A body image activist. *shakes head slowly*
body image activist
'Tha fuck? Has the general social acceptance of others succeeded so well in the US that the nexus of social activism now revolves around how a person feels about themselves?
"How did an ostensibly liberal state like California become one of the worst overincarcerators in the nation?"
People forget California's history with socialism. Upton Sinclair and his EPIC campaign came within a hair's breadth of becoming an outright socialist state completely controlled by Labour unions had it not been for FDR's 11th hour surprise pullback in his endorsement.
California has been a hotbed of the creepiest Labour union corruption ever since. California's "liberal" image merely comes from good weather and beaches which attract an entertainment contingency which often is "liberal". But the people interested and ORGANIZED enough to achieve power are the heirs of the EPIC movement that was very strong in the 1930s. Those groups didn't just evaporate into the ether. They stayed and what we see in California today is the result of their constant and unrelenting local action in California politics.
Merriman crushed Sinclair, and six of the subsequent governors of California were Republicans, including probably the most important conservative politician of the century.
California governors have little real power. The real power is in the legislature. Same for Texas.
Don't let his loss in a winner take all system goad you into believing that Sinclair's successful primary run for the democratic party didn't have a major impact.
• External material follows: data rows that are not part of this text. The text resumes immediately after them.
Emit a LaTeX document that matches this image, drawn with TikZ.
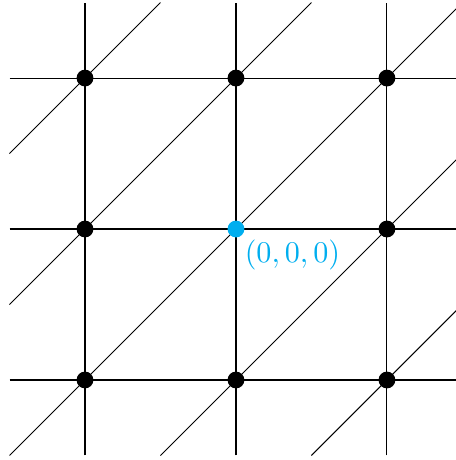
\documentclass[tikz,border=0pt]{standalone}
\definecolor{dotblue}{RGB}{0,174,239}
\begin{document}
\begin{tikzpicture}[x=1.93cm,y=1.93cm,
  gridline/.style={line width=0.4pt,black},
  diagline/.style={line width=0.35pt,black},
  latdot/.style={circle,fill=black,inner sep=0pt,minimum size=0.215cm},
  origdot/.style={circle,fill=dotblue,inner sep=0pt,minimum size=0.215cm},
  lbl/.style={text=dotblue,inner sep=0pt,font=\fontsize{10.5}{12}\selectfont}]
\clip (-1.563,-1.530) rectangle (1.457,1.517);
% horizontal and vertical lines
\foreach \v in {-1,0,1}{
  \draw[gridline] (-1.5,\v) -- (1.5,\v);
  \draw[gridline] (\v,-1.5) -- (\v,1.5);
}
% diagonals
\draw[diagline] (-1.5,0.5) -- (-0.5,1.5);
\draw[diagline] (-1.5,-0.5) -- (0.5,1.5);
\draw[diagline] (-1.5,-1.5) -- (1.5,1.5);
\draw[diagline] (-0.5,-1.5) -- (1.5,0.5);
\draw[diagline] (0.5,-1.5) -- (1.5,-0.5);
% lattice points
\node[latdot] (pmm) at (-1,-1) {};
\node[latdot] (pzm) at (0,-1) {};
\node[latdot] (ppm) at (1,-1) {};
\node[latdot] (pmz) at (-1,0) {};
\node[latdot] (ppz) at (1,0) {};
\node[latdot] (pmp) at (-1,1) {};
\node[latdot] (pzp) at (0,1) {};
\node[latdot] (ppp) at (1,1) {};
\node[origdot] (o) at (0,0) {};
\node[lbl] (olabel) at (0.374,-0.169) {$(0,0,0)$};
\end{tikzpicture}
\end{document}
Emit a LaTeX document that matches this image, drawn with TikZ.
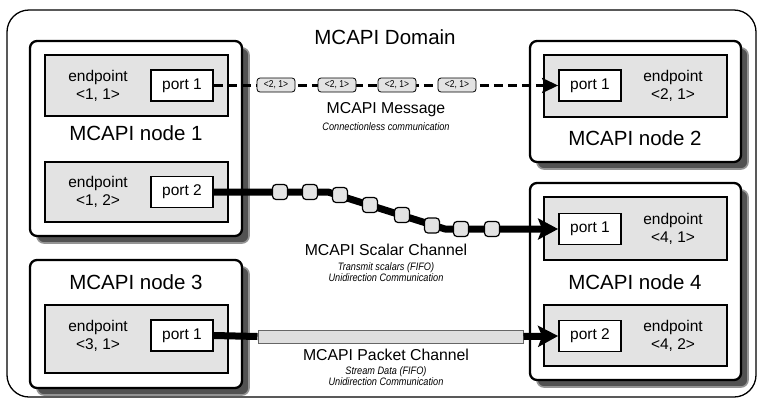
\documentclass[tikz,border=0pt]{standalone}
\usepackage{fontspec}
\setmainfont{Liberation Sans}
\newfontfamily\narrowfont[FakeStretch=0.85]{Liberation Sans}
\usetikzlibrary{arrows.meta}

\begin{document}
\begin{tikzpicture}[x=1pt,y=-1pt,
  domainframe/.style={draw=black, line width=1.3pt, rounded corners=22pt},
  nodebox/.style={draw=black, line width=2.3pt, fill=white, rounded corners=7pt},
  nshadow/.style={fill=black!68, draw=black!42, line width=1.6pt, rounded corners=7pt},
  epbox/.style={draw=black, line width=1.8pt, fill=black!11, inner sep=0pt},
  portbox/.style={draw=black, line width=1.8pt, fill=white, inner sep=0pt,
    minimum width=62pt, minimum height=31pt, font=\fontsize{15.5}{18}\selectfont},
  eptext/.style={align=center, font=\fontsize{15.5}{18}\selectfont},
  title/.style={font=\fontsize{20.5}{24}\selectfont},
  chtitle/.style={font=\fontsize{15.8}{18}\selectfont},
  chsub/.style={align=center, font=\narrowfont\itshape\fontsize{10.8}{10.5}\selectfont},
  msgbox/.style={draw=black, line width=0.8pt, fill=black!11, rounded corners=3pt,
    minimum width=38pt, minimum height=14pt, inner sep=0pt, font=\narrowfont\fontsize{10}{10}\selectfont},
  tok/.style={draw=black, line width=1.2pt, fill=black!11, rounded corners=3.5pt,
    minimum width=15pt, minimum height=15pt, inner sep=0pt},
  msgline/.style={line width=2.8pt, dash pattern=on 9pt off 5pt,
    -{Stealth[length=16pt,width=15pt,inset=3pt]}},
  chan/.style={line width=7pt, line join=round},
  chanarrow/.style={chan, -{Stealth[length=20pt,width=21pt,inset=4pt]}},
  pktbar/.style={draw=black!60, line width=1pt, fill=black!13, inner sep=0pt,
    minimum width=265pt, minimum height=13pt}
]
\useasboundingbox (0,0) rectangle (758,400);

% domain frame
\draw[domainframe] (7,10) rectangle (756,397);
\node[title] (domain) at (385,37) {MCAPI Domain};

% node shadows
\draw[nshadow] (37,48) rectangle (249,243);
\draw[nshadow] (537,48) rectangle (748,169);
\draw[nshadow] (37,267) rectangle (249,395);
\draw[nshadow] (537,190) rectangle (748,387);

% node boxes
\node[nodebox, minimum width=212pt, minimum height=195pt] (n1) at (136,138.5) {};
\node[nodebox, minimum width=211pt, minimum height=121pt] (n2) at (635.5,101.5) {};
\node[nodebox, minimum width=212pt, minimum height=128pt] (n3) at (136,324) {};
\node[nodebox, minimum width=211pt, minimum height=197pt] (n4) at (635.5,281.5) {};

\node[title] (t1) at (136,133) {MCAPI node 1};
\node[title] (t2) at (635,138) {MCAPI node 2};
\node[title] (t3) at (136,282) {MCAPI node 3};
\node[title] (t4) at (635,282) {MCAPI node 4};

% endpoints
\node[epbox, minimum width=183pt, minimum height=61pt] (e11) at (136.5,85.5) {};
\node[epbox, minimum width=183pt, minimum height=60pt] (e12) at (136.5,192) {};
\node[epbox, minimum width=183pt, minimum height=68pt] (e31) at (136.5,339) {};
\node[epbox, minimum width=183pt, minimum height=62pt] (e21) at (635.5,86) {};
\node[epbox, minimum width=183pt, minimum height=63pt] (e41) at (635.5,228.5) {};
\node[epbox, minimum width=183pt, minimum height=61pt] (e42) at (635.5,335.5) {};

\node[eptext] (l11) at (98,86) {endpoint\\<1, 1>};
\node[eptext] (l12) at (98,192) {endpoint\\<1, 2>};
\node[eptext] (l31) at (98,336) {endpoint\\<3, 1>};
\node[eptext] (l21) at (673,86) {endpoint\\<2, 1>};
\node[eptext] (l41) at (673,229) {endpoint\\<4, 1>};
\node[eptext] (l42) at (673,336) {endpoint\\<4, 2>};

% ports
\node[portbox] (p11) at (182,85.5) {port 1};
\node[portbox] (p12) at (182,192) {port 2};
\node[portbox] (p31) at (182,335.5) {port 1};
\node[portbox] (p21) at (590,85.5) {port 1};
\node[portbox] (p41) at (590,229) {port 1};
\node[portbox] (p42) at (590,336) {port 2};

% message: connectionless
\draw[msgline] (p11.east) -- (p21.west);
\node[msgbox] (m1) at (276,85) {<2, 1>};
\node[msgbox] (m2) at (337,85) {<2, 1>};
\node[msgbox] (m3) at (397,85) {<2, 1>};
\node[msgbox] (m4) at (457,85) {<2, 1>};
\node[chtitle] (mt) at (386,110) {MCAPI Message};
\node[chsub] (ms) at (386,127) {Connectionless communication};

% scalar channel
\coordinate (b1) at (328,192);
\coordinate (b2) at (445,229);
\draw[chanarrow] (p12.east) -- (b1) -- (b2) -- (p41.west);
\node[tok] (s1) at (280,192) {};
\node[tok] (s2) at (310,192) {};
\node[tok] (s3) at (340,195) {};
\node[tok] (s4) at (370,205) {};
\node[tok] (s5) at (402,215) {};
\node[tok] (s6) at (432,225.5) {};
\node[tok] (s7) at (461,229) {};
\node[tok] (s8) at (492,229) {};
\node[chtitle] (st) at (386,250) {MCAPI Scalar Channel};
\node[chsub] (ss) at (386,272) {Transmit scalars (FIFO)\\Unidirection Communication};

% packet channel
\node[pktbar] (pk) at (390.5,336.5) {};
\draw[chan] (p31.east) -- (pk.west);
\draw[chanarrow] (pk.east) -- (p42.west);
\node[chtitle] (pt) at (386,355) {MCAPI Packet Channel};
\node[chsub] (ps) at (386,376) {Stream Data (FIFO)\\Unidirection Communication};
\end{tikzpicture}
\end{document}
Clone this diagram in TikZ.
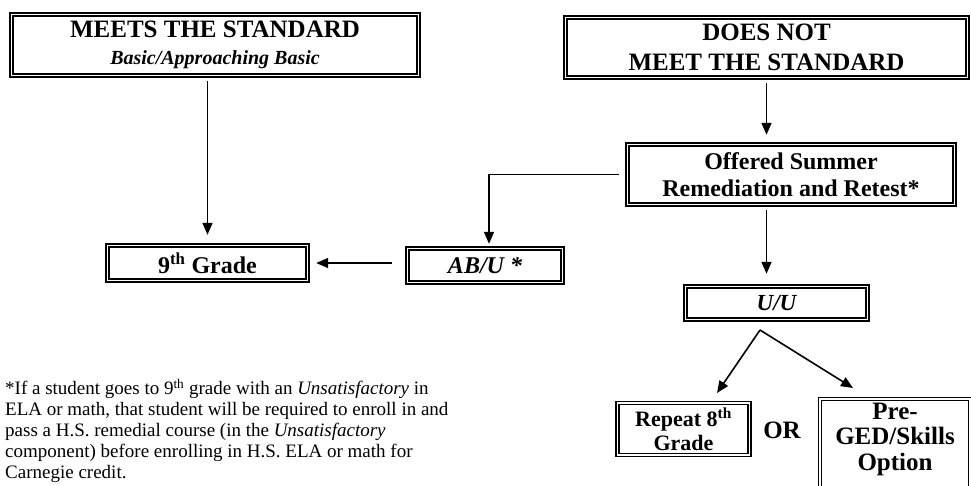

"Partly as a result of the EPIC movement, in 1934 Democratic voter registration surpassed Republican registration in California for the first time in the twentieth century. Sinclair's vote total was larger than the primary vote for his Republican opponent, Governor Frank Merriam."
Sinclair was the future of California politics.
Proposal: A law can always be deleted by ballot initiative, but a law can never be added by same.
Good start.
A law can always be deleted by ballot initiative, but a law can never be added by same.
I would favor this. As it stands, I read every ballot initiative as "Should Socrates be killed for corrupting the youth?" and vote no.
The tyranny of the majority is no more just than any other tyranny, even if they are not goring your goat just this moment.
If you listen to fools, the Mob rules
Three strikes should have never included drugs. As far as violent crimes go three strikes is too many.
Moonbeam vetoed that bill because the last thing in the world he ever wants to do is reduce government spending.